到了医院, 李京州在门口等她,她独自上去。
秦响住在ICU,走廊上的长椅上分别坐着抹眼泪的陌生人,蔡茹和秦风华坐在最后那个椅子上。
她走过去之前, 护士拉住她说:“快劝劝你妈妈吧, 她哭了一夜。”
秦枝走过去, 没有先安慰蔡茹, 而是问:“秦响怎么样了?”
蔡茹看到秦枝, 哭得更凶, 秦风华边拍她的背边说:“吞了二百多片药, 什么感冒药, 发烧药,安眠药……家里医药箱那一盒子他能吃的都吃了,又在床上割腕, 我进去半夜起来上厕所, 感觉脚底一黏,一看他那个血都从门缝里流出来了。”
“你说他小小年纪能有什么事是想不开的呀。”蔡茹捶着胸,说话断断续续。
秦枝自始至终都很冷静:“他醒了吗。”
“还没。”
“那好, 我陪着你们一起等他醒过来。”她坐在蔡茹旁边, “别害怕, 秦响既然还活着,我们就得有让他继续活下去的勇气。”
而让秦响有勇气,身为他的家人,就必须先勇敢起来。
秦枝不知道蔡茹有没有理解她的意思,但是很快,蔡茹就止住了眼泪。
秦响最终在下午四点多彻底清醒过来,这期间他醒来数次, 但都伴随着无意识的大笑大哭和大小便失禁。
任何人在这种情况下,都很容易变得没有尊严。
等他彻底平静下来之后,第一件事,就是要见秦枝。
于是秦枝穿了防护服到病房里见他。
秦枝坐在秦响的病房,和他对视着。
她很严肃,但没有批评的意思:“秦响,事到如今了,你还打算瞒着我吗?”
秦响眼睛茫然而没有焦点,静了那么一会儿,他才说:“你猜得没错,我被欺负了。”
“那些人说我娘,骂我娘娘腔。”秦响鬼门关前走了一遭,整个人很淡,“还有个男生,他非说我这样的人就该喜欢男生,一直对我动手动脚……”
秦响说不下去了。
秦枝却不得不问下去:“是你备注“去死”的那个人吗?”
“嗯。”
秦枝握了握拳,让自己镇定下来:“所以昨天发生了什么?”
“上午课间操的时候,我不小心把他刚接好的水打翻了,弄湿了他的书……我太害怕了,我知道他一定会惩罚我,所以我去了天台,我很想跳下去。”
“然后你给我打了电话对吗?”
“嗯。”秦响很虚弱,“你发的短信我看了,所以我没有跳。”
“那下午又发生了什么?”
“他把我堵在厕所,想欺负我……我实在忍不了了,给了他一巴掌,然后我跑回家,吞了药。”
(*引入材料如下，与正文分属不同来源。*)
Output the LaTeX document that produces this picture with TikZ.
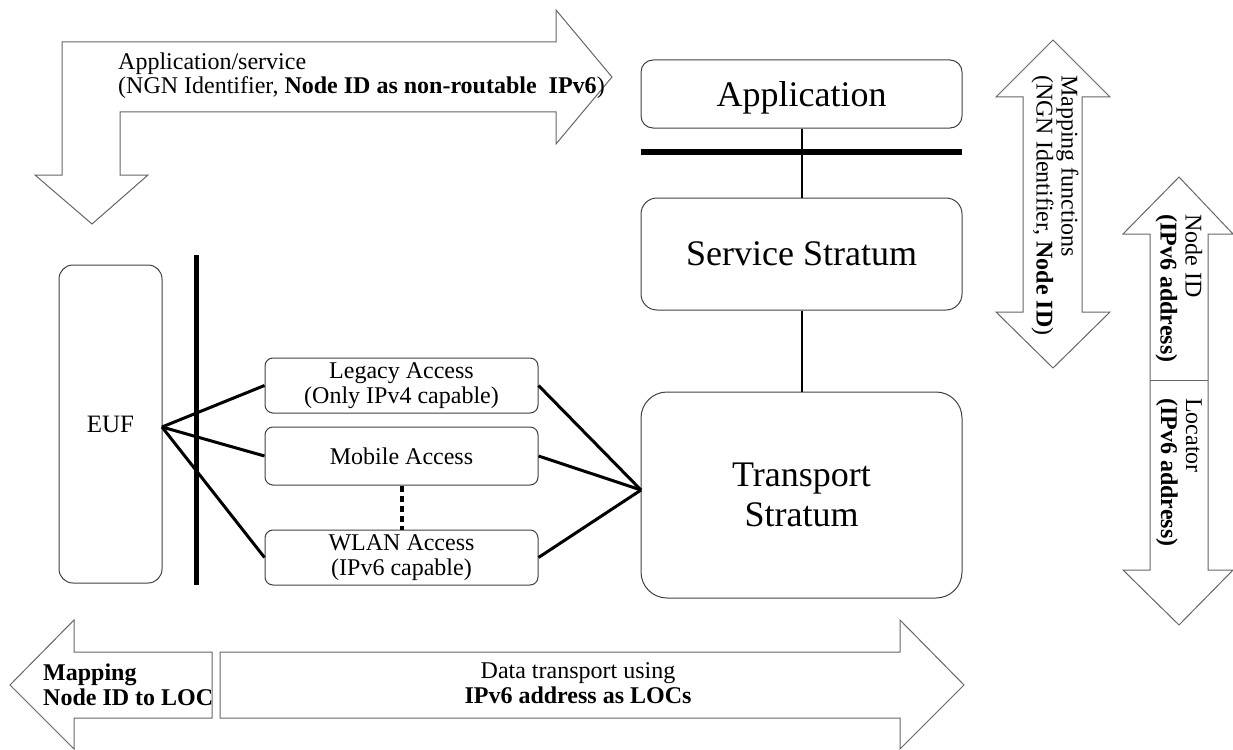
\documentclass[tikz,border=0pt]{standalone}
\usepackage{fontspec}
\setmainfont{Liberation Serif}
\usetikzlibrary{positioning,calc}
\newcommand\stratafont{\fontsize{36}{40}\selectfont}
\newcommand\accessfont{\fontsize{24}{25}\selectfont}
\newcommand\notefont{\fontsize{24}{25}\selectfont}
\tikzset{
  box/.style={draw=black!75, line width=1pt, rounded corners=#1, inner sep=0pt, align=center},
  box/.default=8pt,
  fatarrow/.style={draw=black!60, line width=1pt, fill=white, line join=miter},
  link/.style={draw=black, line width=3pt},
  bar/.style={draw=black, line width=5pt}
}
\begin{document}
\begin{tikzpicture}[x=1pt,y=-1pt]
\useasboundingbox (0,0) rectangle (1233,749);

% big arrows
\draw[fatarrow] (62,175) -- (62,42) -- (556,42) -- (556,10) -- (612,77) -- (556,144)
  -- (556,112) -- (120,112) -- (120,175) -- (148,175) -- (92,224) -- (35,175) -- cycle;
\draw[fatarrow] (1053,40) -- (1110,97) -- (1082,97) -- (1082,312) -- (1110,312) -- (1053,368)
  -- (996,312) -- (1023,312) -- (1023,97) -- (996,97) -- cycle;
\draw[fatarrow] (1179,177) -- (1233,234) -- (1208,234) -- (1208,570) -- (1233,570) -- (1179,625)
  -- (1123,570) -- (1150,570) -- (1150,234) -- (1123,234) -- cycle;
\draw[fatarrow] (1150,380) -- (1208,380);
\draw[fatarrow] (10,685) -- (74,620) -- (74,652) -- (212,652) -- (212,718) -- (74,718) -- (74,749) -- cycle;
\draw[fatarrow] (220,652) -- (900,652) -- (900,620) -- (964,685) -- (900,749) -- (900,718) -- (220,718) -- cycle;

% arrow texts
\node[anchor=north west, align=left, font=\fontsize{24}{24}\selectfont, inner sep=0pt] (appsvc) at (118,53)
  {Application/service\\(NGN Identifier, \textbf{Node ID as non-routable \ IPv6})};
\node[anchor=west, align=left, font=\notefont, rotate=-90, inner sep=0pt] (mapfn) at (1055,75)
  {Mapping functions\\(NGN Identifier, \textbf{Node ID})};
\node[anchor=west, align=left, font=\notefont, rotate=-90, inner sep=0pt] (nodeid) at (1179,214)
  {Node ID\\\textbf{(IPv6 address)}};
\node[anchor=west, align=left, font=\notefont, rotate=-90, inner sep=0pt] (loc) at (1179,398)
  {Locator\\\textbf{(IPv6 address)}};
\node[anchor=west, align=left, font=\notefont\bfseries, inner sep=0pt] (mapping) at (43,685)
  {Mapping\\Node ID to LOC};
\node[align=center, font=\notefont, inner sep=0pt] (data) at (578,683)
  {Data transport using\\\textbf{IPv6 address as LOCs}};

% strata
\node[box=12pt, minimum width=321pt, minimum height=68pt, font=\stratafont, text depth=0pt] (app) at (801.5,94) {Application};
\node[box=16pt, minimum width=321pt, minimum height=112pt, font=\stratafont, text depth=0pt] (svc) at (801.5,254) {Service Stratum};
\node[box=26pt, minimum width=321pt, minimum height=206pt, font=\stratafont] (trans) at (801.5,495) {Transport\\Stratum};
\draw[line width=6pt] (app.south west) ++(0,23) coordinate (sep1) -- ++(321,0) coordinate (sep2);
\draw[line width=2pt] (app) -- (svc);
\draw[line width=2pt] (svc) -- (trans);

% end user side
\node[box=14pt, minimum width=103pt, minimum height=318pt, font=\fontsize{25}{28}\selectfont] (euf) at (110.5,424) {EUF};
\draw[bar] (196,255) coordinate (bar1) -- (196,585) coordinate (bar2);
\node[box=8pt, minimum width=273pt, minimum height=55pt, font=\accessfont] (legacy) at (401.5,385.5)
  {Legacy Access\\(Only IPv4 capable)};
\node[box=8pt, minimum width=273pt, minimum height=58pt, font=\accessfont] (mobile) at (401.5,456) {Mobile Access};
\node[box=8pt, minimum width=273pt, minimum height=55pt, font=\accessfont] (wlan) at (401.5,557.5)
  {WLAN Access\\(IPv6 capable)};
\draw[line width=4pt, dash pattern=on 6pt off 4pt] (mobile) -- (wlan);

\coordinate (eufhub) at (162,427);
\coordinate (transhub) at (641,490);
\draw[link] (eufhub) -- (legacy.west);
\draw[link] (eufhub) -- (mobile.west);
\draw[link] (eufhub) -- (wlan.west);
\draw[link] (legacy.east) -- (transhub);
\draw[link] (mobile.east) -- (transhub);
\draw[link] (wlan.east) -- (transhub);
\end{tikzpicture}
\end{document}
秦枝听完,只觉得喉咙里像卡了根鱼刺,上不来,下不去。
这个社会,推崇白幼瘦的审美,但是白瘦幼放在男生身上,就成了错误。
他们骂他是同性恋,性骚扰他,笑话他,侮辱他。
因为在他们眼里男人就必须有阳刚之气,稍微文弱一点,秀气一点,就是让整个群体蒙羞。
对此秦枝除了气愤,还觉得深深无力。旧时光独家整理
她静了静才问:“有几个人欺负你。”
“如果说开我玩笑,给我起外号,喂我吃肥皂的……有四个男生,但动手动脚的就那一个。”
秦枝听明白了。
她又问了那几个人的名字。
临走之前,她帮他掖好被子,又问:“响响,这件事你愿不愿意让爸妈知道?”
“……”秦响犹豫了。
秦枝不想他为难:“不愿意也没关系……”
“好。”秦响打断她,“他们不能一直不知道。”
秦枝笑了笑:“你放心,姐姐一定给你讨回公道。”
出了ICU之后,秦枝郑重的和父母聊起弟弟被欺凌的事情。